**Exercise objective:**
Copy out the material below in full, but not its images.

**Stored data:**
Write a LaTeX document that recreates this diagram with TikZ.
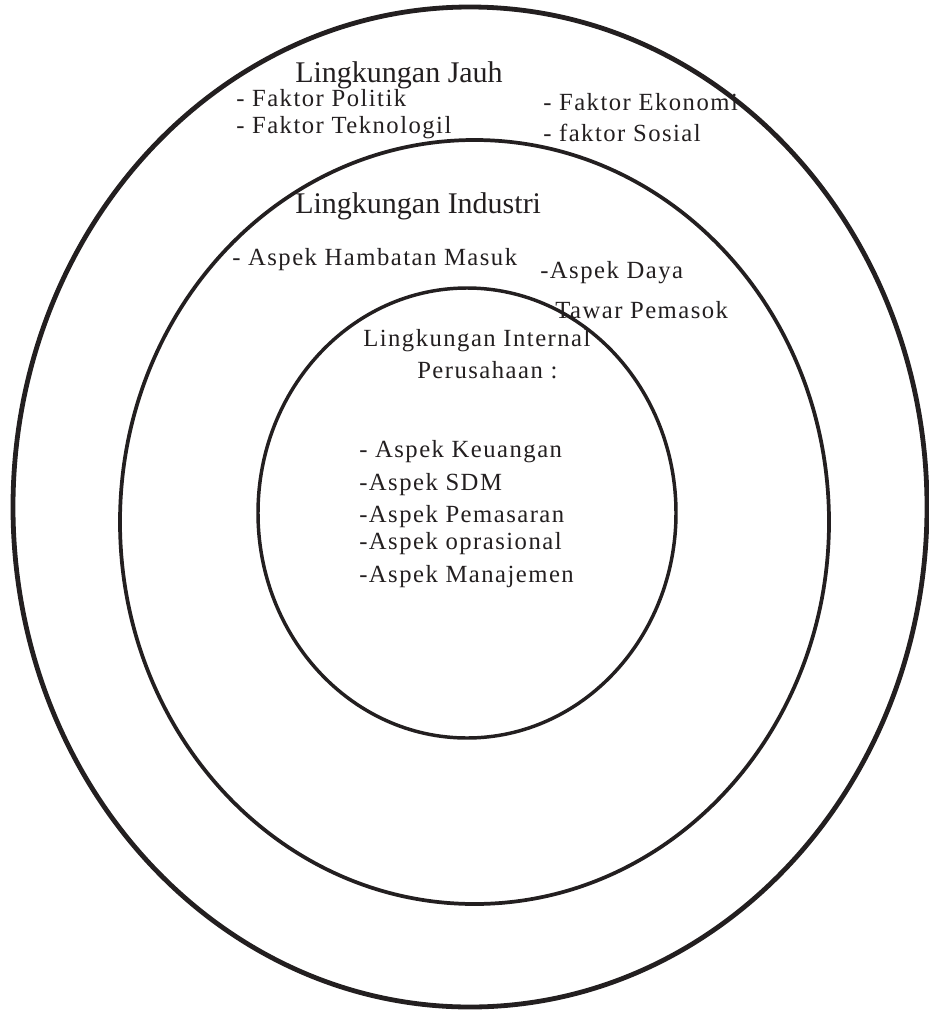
\documentclass[tikz,border=0pt]{standalone}
\usepackage{fontspec}
\setmainfont{Liberation Serif}
\newfontfamily\envspaced[LetterSpace=6]{Liberation Serif}
\usetikzlibrary{positioning}
\definecolor{EnvInk}{RGB}{35,31,32}
\tikzset{
  env/ring/.style={
    draw=EnvInk,
    line width=2.6pt
  },
  env/title/.style={
    anchor=base west,
    inner sep=0pt,
    text=EnvInk,
    font=\fontsize{22.5}{26}\selectfont
  },
  env/item/.style={
    anchor=base west,
    inner sep=0pt,
    text=EnvInk,
    font=\envspaced\fontsize{18.5}{22}\selectfont
  }
}

\begin{document}
\begin{tikzpicture}[x=0.75pt,y=-0.75pt]
  \useasboundingbox[fill=white] (0,0) rectangle (928,1010);
  % rings
  \draw[env/ring,line width=3.6pt] (470,507) ellipse [x radius=457,y radius=500];
  \draw[env/ring,line width=2.8pt] (474.5,522) ellipse [x radius=354.5,y radius=382];
  \draw[env/ring] (467,513) ellipse [x radius=209,y radius=225];
  % outer ring
  \node[env/title] (jauh) at (295,82) {Lingkungan Jauh};
  \node[env/item] (politik) at (236,106) {- Faktor Politik};
  \node[env/item] (teknologi) at (236,133) {- Faktor Teknologil};
  \node[env/item] (ekonomi) at (543,110) {- Faktor Ekonomi};
  \node[env/item] (sosial) at (543,141) {- faktor Sosial};
  % middle ring
  \node[env/title] (industri) at (295,213) {Lingkungan Industri};
  \node[env/item] (hambatan) at (232,265) {- Aspek Hambatan Masuk};
  \node[env/item] (daya) at (540,278) {-Aspek Daya};
  \node[env/item] (tawar) at (555,318) {Tawar Pemasok};
  % inner ring
  \node[env/item] (internal) at (363,346) {Lingkungan Internal};
  \node[env/item] (perusahaan) at (417,378) {Perusahaan :};
  \node[env/item] (keuangan) at (359,457) {- Aspek Keuangan};
  \node[env/item] (sdm) at (359,490) {-Aspek SDM};
  \node[env/item] (pemasaran) at (359,522) {-Aspek Pemasaran};
  \node[env/item] (oprasional) at (359,549) {-Aspek oprasional};
  \node[env/item] (manajemen) at (359,582) {-Aspek Manajemen};
\end{tikzpicture}
\end{document}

**Complete response:**
Write a LaTeX document that recreates this diagram with TikZ.
\documentclass[tikz,border=0pt]{standalone}
\usepackage{fontspec}
\setmainfont{Liberation Serif}
\newfontfamily\envspaced[LetterSpace=6]{Liberation Serif}
\usetikzlibrary{positioning}
\definecolor{EnvInk}{RGB}{35,31,32}
\tikzset{
  env/ring/.style={
    draw=EnvInk,
    line width=2.6pt
  },
  env/title/.style={
    anchor=base west,
    inner sep=0pt,
    text=EnvInk,
    font=\fontsize{22.5}{26}\selectfont
  },
  env/item/.style={
    anchor=base west,
    inner sep=0pt,
    text=EnvInk,
    font=\envspaced\fontsize{18.5}{22}\selectfont
  }
}

\begin{document}
\begin{tikzpicture}[x=0.75pt,y=-0.75pt]
  \useasboundingbox[fill=white] (0,0) rectangle (928,1010);
  % rings
  \draw[env/ring,line width=3.6pt] (470,507) ellipse [x radius=457,y radius=500];
  \draw[env/ring,line width=2.8pt] (474.5,522) ellipse [x radius=354.5,y radius=382];
  \draw[env/ring] (467,513) ellipse [x radius=209,y radius=225];
  % outer ring
  \node[env/title] (jauh) at (295,82) {Lingkungan Jauh};
  \node[env/item] (politik) at (236,106) {- Faktor Politik};
  \node[env/item] (teknologi) at (236,133) {- Faktor Teknologil};
  \node[env/item] (ekonomi) at (543,110) {- Faktor Ekonomi};
  \node[env/item] (sosial) at (543,141) {- faktor Sosial};
  % middle ring
  \node[env/title] (industri) at (295,213) {Lingkungan Industri};
  \node[env/item] (hambatan) at (232,265) {- Aspek Hambatan Masuk};
  \node[env/item] (daya) at (540,278) {-Aspek Daya};
  \node[env/item] (tawar) at (555,318) {Tawar Pemasok};
  % inner ring
  \node[env/item] (internal) at (363,346) {Lingkungan Internal};
  \node[env/item] (perusahaan) at (417,378) {Perusahaan :};
  \node[env/item] (keuangan) at (359,457) {- Aspek Keuangan};
  \node[env/item] (sdm) at (359,490) {-Aspek SDM};
  \node[env/item] (pemasaran) at (359,522) {-Aspek Pemasaran};
  \node[env/item] (oprasional) at (359,549) {-Aspek oprasional};
  \node[env/item] (manajemen) at (359,582) {-Aspek Manajemen};
\end{tikzpicture}
\end{document}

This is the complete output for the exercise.